◆ Stated task ◆
Below is a listing; print exactly its lines from the one containing "Recreate this image" down to the one containing "plt.rcParams['mathtext.bf'] = 'Liberation", both inclusive, with every picture left out.
%%
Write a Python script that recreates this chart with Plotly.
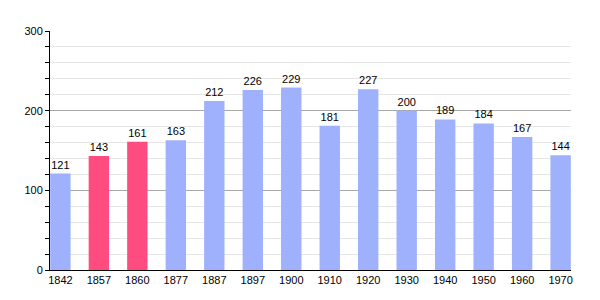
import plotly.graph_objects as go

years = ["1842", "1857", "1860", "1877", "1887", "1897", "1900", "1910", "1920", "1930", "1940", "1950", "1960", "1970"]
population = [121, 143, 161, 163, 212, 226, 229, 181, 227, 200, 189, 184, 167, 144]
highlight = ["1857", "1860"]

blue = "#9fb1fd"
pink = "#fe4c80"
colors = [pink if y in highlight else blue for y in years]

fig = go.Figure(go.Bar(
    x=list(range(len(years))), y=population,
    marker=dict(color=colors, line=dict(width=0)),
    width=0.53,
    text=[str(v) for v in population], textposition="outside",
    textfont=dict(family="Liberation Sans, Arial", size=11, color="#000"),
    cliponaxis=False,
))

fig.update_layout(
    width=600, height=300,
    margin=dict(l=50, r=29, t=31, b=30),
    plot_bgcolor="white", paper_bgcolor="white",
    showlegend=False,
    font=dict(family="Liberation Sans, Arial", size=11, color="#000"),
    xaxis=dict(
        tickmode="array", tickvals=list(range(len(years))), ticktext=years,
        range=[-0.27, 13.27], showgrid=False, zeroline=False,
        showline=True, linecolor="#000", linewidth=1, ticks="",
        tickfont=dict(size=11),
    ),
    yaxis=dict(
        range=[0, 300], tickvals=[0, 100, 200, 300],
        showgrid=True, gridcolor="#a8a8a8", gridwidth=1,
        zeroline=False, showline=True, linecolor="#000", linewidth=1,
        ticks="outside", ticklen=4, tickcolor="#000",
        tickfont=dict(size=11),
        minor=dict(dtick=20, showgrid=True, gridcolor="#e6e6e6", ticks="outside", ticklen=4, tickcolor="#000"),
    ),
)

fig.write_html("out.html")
%%
%%
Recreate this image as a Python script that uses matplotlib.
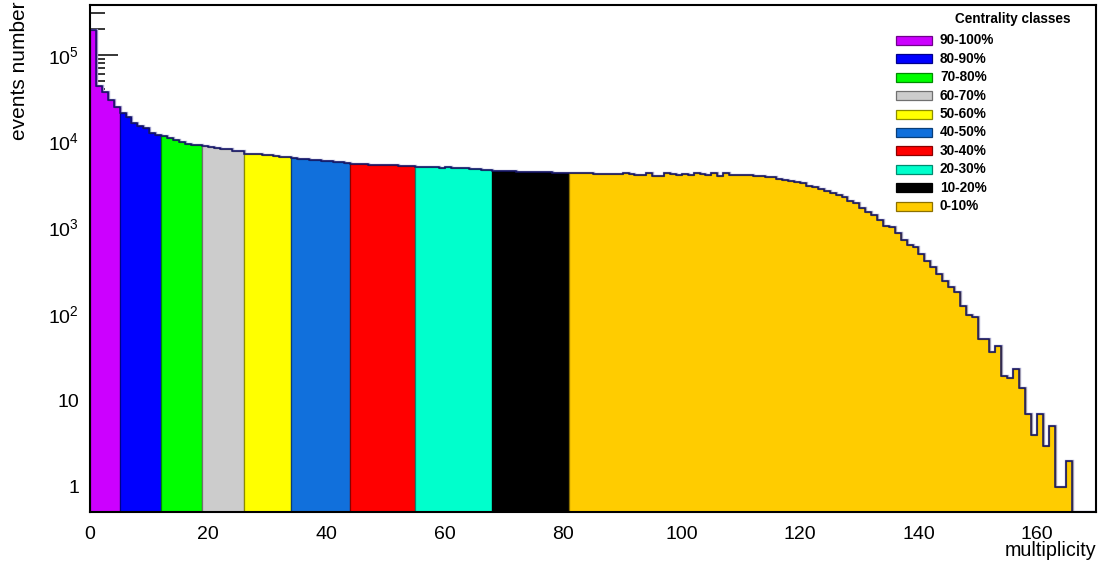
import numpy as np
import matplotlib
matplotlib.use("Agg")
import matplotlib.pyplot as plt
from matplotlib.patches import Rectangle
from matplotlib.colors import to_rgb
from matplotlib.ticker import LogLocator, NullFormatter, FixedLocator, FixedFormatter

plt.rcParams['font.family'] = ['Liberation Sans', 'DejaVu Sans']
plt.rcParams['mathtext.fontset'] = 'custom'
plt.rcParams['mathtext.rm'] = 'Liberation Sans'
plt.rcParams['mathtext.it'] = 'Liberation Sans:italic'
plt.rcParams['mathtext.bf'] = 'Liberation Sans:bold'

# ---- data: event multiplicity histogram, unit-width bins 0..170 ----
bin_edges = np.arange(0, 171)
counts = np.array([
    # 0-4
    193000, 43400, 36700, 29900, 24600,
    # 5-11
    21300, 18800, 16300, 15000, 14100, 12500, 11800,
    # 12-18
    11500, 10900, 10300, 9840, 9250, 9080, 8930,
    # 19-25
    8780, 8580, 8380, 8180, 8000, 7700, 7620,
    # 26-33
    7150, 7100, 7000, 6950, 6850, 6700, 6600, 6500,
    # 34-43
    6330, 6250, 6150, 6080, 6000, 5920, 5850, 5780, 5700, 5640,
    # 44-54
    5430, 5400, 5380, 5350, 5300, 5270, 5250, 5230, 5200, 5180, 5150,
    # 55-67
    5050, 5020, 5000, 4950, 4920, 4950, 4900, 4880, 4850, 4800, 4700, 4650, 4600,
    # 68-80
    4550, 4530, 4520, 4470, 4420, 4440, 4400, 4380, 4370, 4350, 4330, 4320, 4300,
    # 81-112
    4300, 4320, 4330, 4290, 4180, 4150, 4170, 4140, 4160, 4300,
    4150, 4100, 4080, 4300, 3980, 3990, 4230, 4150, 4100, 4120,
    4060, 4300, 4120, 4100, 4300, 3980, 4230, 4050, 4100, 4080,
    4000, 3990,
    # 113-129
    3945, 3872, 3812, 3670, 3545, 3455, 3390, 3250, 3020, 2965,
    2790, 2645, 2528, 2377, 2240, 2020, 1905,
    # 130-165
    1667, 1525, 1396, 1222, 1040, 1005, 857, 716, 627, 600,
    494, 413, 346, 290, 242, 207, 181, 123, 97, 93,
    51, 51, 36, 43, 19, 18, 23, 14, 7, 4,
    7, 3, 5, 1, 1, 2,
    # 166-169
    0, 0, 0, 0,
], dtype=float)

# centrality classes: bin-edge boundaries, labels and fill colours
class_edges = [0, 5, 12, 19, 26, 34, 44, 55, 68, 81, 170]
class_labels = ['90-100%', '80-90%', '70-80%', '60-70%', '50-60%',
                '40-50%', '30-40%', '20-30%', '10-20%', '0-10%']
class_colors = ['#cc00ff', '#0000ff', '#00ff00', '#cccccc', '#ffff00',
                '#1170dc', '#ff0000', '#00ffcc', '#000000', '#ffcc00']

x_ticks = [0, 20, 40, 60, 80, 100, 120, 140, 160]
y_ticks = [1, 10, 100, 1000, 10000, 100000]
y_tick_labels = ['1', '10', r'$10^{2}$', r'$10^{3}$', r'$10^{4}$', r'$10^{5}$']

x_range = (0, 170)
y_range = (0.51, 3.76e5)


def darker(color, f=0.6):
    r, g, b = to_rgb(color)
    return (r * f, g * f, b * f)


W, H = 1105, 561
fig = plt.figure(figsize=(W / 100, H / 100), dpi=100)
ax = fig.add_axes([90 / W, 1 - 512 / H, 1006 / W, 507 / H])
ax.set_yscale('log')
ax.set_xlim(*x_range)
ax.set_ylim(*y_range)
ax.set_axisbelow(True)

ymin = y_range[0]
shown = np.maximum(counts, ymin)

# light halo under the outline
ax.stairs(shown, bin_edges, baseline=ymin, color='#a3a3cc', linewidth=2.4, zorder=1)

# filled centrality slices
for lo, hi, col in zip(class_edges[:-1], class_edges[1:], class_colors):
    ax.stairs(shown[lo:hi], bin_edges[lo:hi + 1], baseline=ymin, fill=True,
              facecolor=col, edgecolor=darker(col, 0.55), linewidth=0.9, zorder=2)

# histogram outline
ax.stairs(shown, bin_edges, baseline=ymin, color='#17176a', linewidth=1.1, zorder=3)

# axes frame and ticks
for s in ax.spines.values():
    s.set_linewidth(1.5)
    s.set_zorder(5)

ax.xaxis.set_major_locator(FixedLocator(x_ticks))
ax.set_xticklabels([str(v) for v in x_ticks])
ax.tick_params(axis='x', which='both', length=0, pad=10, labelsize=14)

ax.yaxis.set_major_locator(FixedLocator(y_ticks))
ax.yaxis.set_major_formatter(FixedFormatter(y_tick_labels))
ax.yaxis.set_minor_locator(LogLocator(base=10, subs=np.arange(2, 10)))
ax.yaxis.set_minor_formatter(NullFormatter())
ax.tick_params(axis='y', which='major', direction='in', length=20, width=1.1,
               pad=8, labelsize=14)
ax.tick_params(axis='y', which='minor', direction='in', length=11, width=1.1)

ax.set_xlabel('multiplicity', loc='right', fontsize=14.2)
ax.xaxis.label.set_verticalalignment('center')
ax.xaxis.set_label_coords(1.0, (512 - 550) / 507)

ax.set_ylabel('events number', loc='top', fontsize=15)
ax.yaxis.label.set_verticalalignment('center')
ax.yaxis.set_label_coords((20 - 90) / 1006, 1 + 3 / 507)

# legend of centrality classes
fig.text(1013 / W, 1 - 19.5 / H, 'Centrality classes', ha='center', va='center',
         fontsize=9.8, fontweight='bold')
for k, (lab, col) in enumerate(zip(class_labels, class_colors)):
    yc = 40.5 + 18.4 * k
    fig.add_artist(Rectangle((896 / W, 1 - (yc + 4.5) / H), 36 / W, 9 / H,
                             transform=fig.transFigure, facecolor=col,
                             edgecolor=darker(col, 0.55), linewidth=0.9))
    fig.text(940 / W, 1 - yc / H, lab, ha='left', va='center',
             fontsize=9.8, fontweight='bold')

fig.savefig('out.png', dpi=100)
%%
◆ Finished exercise ◆
Recreate this image as a Python script that uses matplotlib.
import numpy as np
import matplotlib
matplotlib.use("Agg")
import matplotlib.pyplot as plt
from matplotlib.patches import Rectangle
from matplotlib.colors import to_rgb
from matplotlib.ticker import LogLocator, NullFormatter, FixedLocator, FixedFormatter

plt.rcParams['font.family'] = ['Liberation Sans', 'DejaVu Sans']
plt.rcParams['mathtext.fontset'] = 'custom'
plt.rcParams['mathtext.rm'] = 'Liberation Sans'
plt.rcParams['mathtext.it'] = 'Liberation Sans:italic'
plt.rcParams['mathtext.bf'] = 'Liberation Sans:bold'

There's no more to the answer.